Prime Minister John Key says the police have spare time to do his bidding and chase the news media over teagate because offending is down under his glorious reign.
With people like Mr Laws around, here's hoping the officers knocking on the editor's door today also check on issues like outside threats inciting mass murder. Now that is the real job of the constabulary.
That Mr Laws seems to have escaped any censure for his inflammatory statements, yet the whole election campaign has ground to a week-long stop over the trivial Epsom election stunt gone wrong, highlights how political the police involvement has become.
And how Muldoonish is John Key's behaviour, as political commentator John Armstrong reminded us on Friday.
The rights to privacy and to freedom of speech are principles hard fought for in recent years. But Mr Key is trivialising this long struggle by trying to pump up his stage-managed very public love-in with Act co-conspirator John Banks as some sort of cause celebre.
Is it derisory to try to compare it with a couple discussing their suicidal child who kills himself as a result of the evil media then printing the overheard conversation?
Even after a week's debate, the legal community is as divided over exactly where a conversation in a restaurant to which the media have been invited fits on the scale of privacy.

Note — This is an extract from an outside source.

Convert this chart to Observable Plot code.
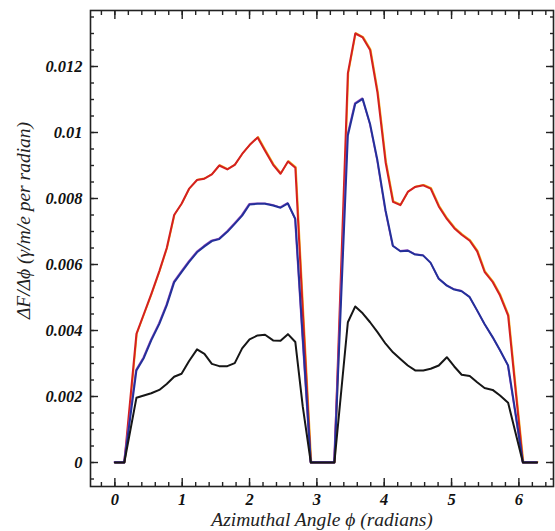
<!DOCTYPE html>
<html>
<head>
<meta charset="utf-8">
<script src="https://cdn.jsdelivr.net/npm/d3@7"></script>
<script src="https://cdn.jsdelivr.net/npm/@observablehq/plot@0.6"></script>
<style>
  html, body { margin: 0; padding: 0; background: #fff; }
</style>
</head>
<body>
<div id="chart"></div>
<script>
// Azimuthal angle (radians) of each vertex
const phi = [0, 0.14, 0.32, 0.43, 0.54, 0.66, 0.77, 0.88, 0.99, 1.10, 1.22, 1.33, 1.44, 1.55, 1.67, 1.78, 1.89, 2.00, 2.12, 2.23, 2.35, 2.46, 2.57, 2.68, 2.79, 2.91, 3.02, 3.13, 3.26, 3.46, 3.57, 3.68, 3.79, 3.90, 4.02, 4.13, 4.24, 4.35, 4.46, 4.58, 4.69, 4.81, 4.93, 5.04, 5.15, 5.27, 5.38, 5.49, 5.61, 5.72, 5.84, 5.95, 6.06, 6.27];

// ΔF/Δφ values for the three curves
const redValues = [0, 0, 0.0039, 0.0045, 0.0051, 0.0058, 0.0065, 0.0075, 0.00784, 0.00829, 0.00856, 0.0086, 0.00873, 0.009, 0.00888, 0.00902, 0.00935, 0.00962, 0.00985, 0.00945, 0.00902, 0.00875, 0.00912, 0.00893, 0.0046, 0, 0, 0, 0, 0.0118, 0.0130, 0.01288, 0.0125, 0.0112, 0.0091, 0.0079, 0.0078, 0.0082, 0.00835, 0.0084, 0.0083, 0.00776, 0.00738, 0.0071, 0.0069, 0.00672, 0.0064, 0.00578, 0.00547, 0.00506, 0.00445, 0.0022, 0, 0];

const blueValues = [0, 0, 0.00279, 0.00317, 0.0037, 0.0042, 0.00476, 0.00546, 0.00577, 0.00607, 0.00637, 0.00655, 0.00671, 0.00677, 0.00699, 0.00723, 0.00748, 0.00782, 0.00784, 0.00784, 0.00779, 0.00772, 0.00785, 0.00738, 0.0038, 0, 0, 0, 0, 0.00991, 0.01087, 0.01102, 0.01026, 0.00915, 0.00764, 0.00656, 0.0064, 0.00642, 0.0063, 0.00627, 0.00605, 0.00557, 0.00536, 0.00524, 0.00519, 0.00501, 0.00461, 0.0042, 0.0038, 0.0034, 0.00294, 0.0015, 0, 0];

const blackValues = [0, 0, 0.00196, 0.00203, 0.0021, 0.0022, 0.00238, 0.0026, 0.00269, 0.00307, 0.00343, 0.00329, 0.00299, 0.00292, 0.00292, 0.00301, 0.00346, 0.00373, 0.00385, 0.00387, 0.0037, 0.00369, 0.00389, 0.00365, 0.0017, 0, 0, 0, 0, 0.00425, 0.00473, 0.00452, 0.00425, 0.00395, 0.0036, 0.00334, 0.00314, 0.00294, 0.00279, 0.00279, 0.00284, 0.00294, 0.00319, 0.00291, 0.00266, 0.00262, 0.00243, 0.00226, 0.0022, 0.00203, 0.00181, 0.0009, 0, 0];

// Tick values and labels
const xTickValues = [0, 1, 2, 3, 4, 5, 6];
const xTickLabels = ["0", "1", "2", "3", "4", "5", "6"];
const xMinorTicks = d3.range(-1, 33).map(i => +(i * 0.2).toFixed(2));
const yTickValues = [0, 0.002, 0.004, 0.006, 0.008, 0.01, 0.012];
const yTickLabels = ["0", "0.002", "0.004", "0.006", "0.008", "0.01", "0.012"];
const yMinorTicks = d3.range(-1, 28).map(i => +(i * 0.0005).toFixed(4));

const xTitle = "Azimuthal Angle ϕ (radians)";
const yTitle = "ΔF/Δϕ (γ/m/e per radian)";

const rows = phi.map((p, i) => ({phi: p, red: redValues[i], blue: blueValues[i], black: blackValues[i]}));

const serif = "'Liberation Serif', 'Times New Roman', serif";
const tickFont = {fontFamily: serif, fontWeight: "bold", fontStyle: "italic", fontSize: 16.5, fill: "#111"};
const titleFont = {fontFamily: serif, fontStyle: "italic", fontSize: 19.5, fill: "#222", lineAnchor: "middle", textAnchor: "middle"};
const axisStroke = {stroke: "#222", strokeWidth: 1.4};

const chart = Plot.plot({
  width: 555,
  height: 531,
  marginLeft: 90,
  marginRight: 2,
  marginTop: 10,
  marginBottom: 45,
  style: {background: "#fff", fontFamily: serif, overflow: "visible"},
  x: {domain: [-0.362, 6.514]},
  y: {domain: [-0.000727, 0.013697]},
  marks: [
    // inward ticks on all four sides
    Plot.axisX(xMinorTicks, {anchor: "bottom", tickSize: -4, fill: "none", ...axisStroke}),
    Plot.axisX(xTickValues, {anchor: "bottom", tickSize: -8, fill: "none", ...axisStroke}),
    Plot.axisX(xMinorTicks, {anchor: "top", tickSize: -4, fill: "none", ...axisStroke}),
    Plot.axisX(xTickValues, {anchor: "top", tickSize: -8, fill: "none", ...axisStroke}),
    Plot.axisY(yMinorTicks, {anchor: "left", tickSize: -4, fill: "none", ...axisStroke}),
    Plot.axisY(yTickValues, {anchor: "left", tickSize: -8, fill: "none", ...axisStroke}),
    Plot.axisY(yMinorTicks, {anchor: "right", tickSize: -4, fill: "none", ...axisStroke}),
    Plot.axisY(yTickValues, {anchor: "right", tickSize: -8, fill: "none", ...axisStroke}),
    // tick labels
    Plot.axisX(xTickValues, {anchor: "bottom", tickSize: 0, tickPadding: 7, label: null,
      tickFormat: d => xTickLabels[xTickValues.indexOf(d)], ...tickFont}),
    Plot.axisY(yTickValues, {anchor: "left", tickSize: 0, tickPadding: 8, label: null,
      tickFormat: d => yTickLabels[yTickValues.indexOf(d)], ...tickFont}),
    // titles
    Plot.text([xTitle], {frameAnchor: "bottom", dy: 33, ...titleFont}),
    Plot.text([yTitle], {frameAnchor: "left", rotate: -90, dx: -67, dy: -28, ...titleFont}),
    // curves
    Plot.line(rows, {x: "phi", y: "red", stroke: "#f0b020", strokeWidth: 1.6, dx: 0.6, dy: -0.6}),
    Plot.line(rows, {x: "phi", y: "red", stroke: "#d42020", strokeWidth: 2}),
    Plot.line(rows, {x: "phi", y: "blue", stroke: "#9a50c0", strokeWidth: 1.6, dx: -0.5, dy: -0.6}),
    Plot.line(rows, {x: "phi", y: "blue", stroke: "#24309a", strokeWidth: 2}),
    Plot.line(rows, {x: "phi", y: "black", stroke: "#161616", strokeWidth: 2}),
    Plot.frame({stroke: "#222", strokeWidth: 1.6})
  ]
});

document.getElementById("chart").appendChild(chart);
</script>
</body>
</html>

From the leaks that have emerged from the "secret" tape, it seems obvious that no state secrets were involved. More the sweet-nothings of two senior politicians. Apparently, Mr Banks said his leader, Don Brash, was "strange". After his "smoke dope" comments a few weeks ago, that sounds like a compliment from a prohibitionist like Mr Banks.
As for an overseas posting for Dr Brash after the election - well, where's the surprise there? Our overseas embassies have long been the elephants' graveyard of our political "retirees".
As for Mr Laws, he was at his banal best in his newspaper column yesterday, claiming the media "have whipped themselves into a frenzy of foaming frippery" about teagate.
As someone who has developed foaming into a career, Mr Laws seems to feel threatened by the competition.
As for his incitement to massacre my colleagues at the Herald on Sunday, is it too much to hope that the police will take such threats at least as seriously as the Epsom fiasco?
While we're on freedom of speech issues, Auckland Transport could surely lighten up a little and get into the election spirit.
It seems Labour candidate Carol Beaumont was ordered off the Onehunga train platform via the station's public address while handing out campaign leaflets last week. There was even a threat to call security.
After the total breakdown of communications and security on the train network at the start of the Rugby World Cup, perhaps it was just a case of over-excited bureaucrats showing off their new toys.
But it is election time.
The odd candidate touting for votes in a very public, community-owned train station is not going to frighten the trains.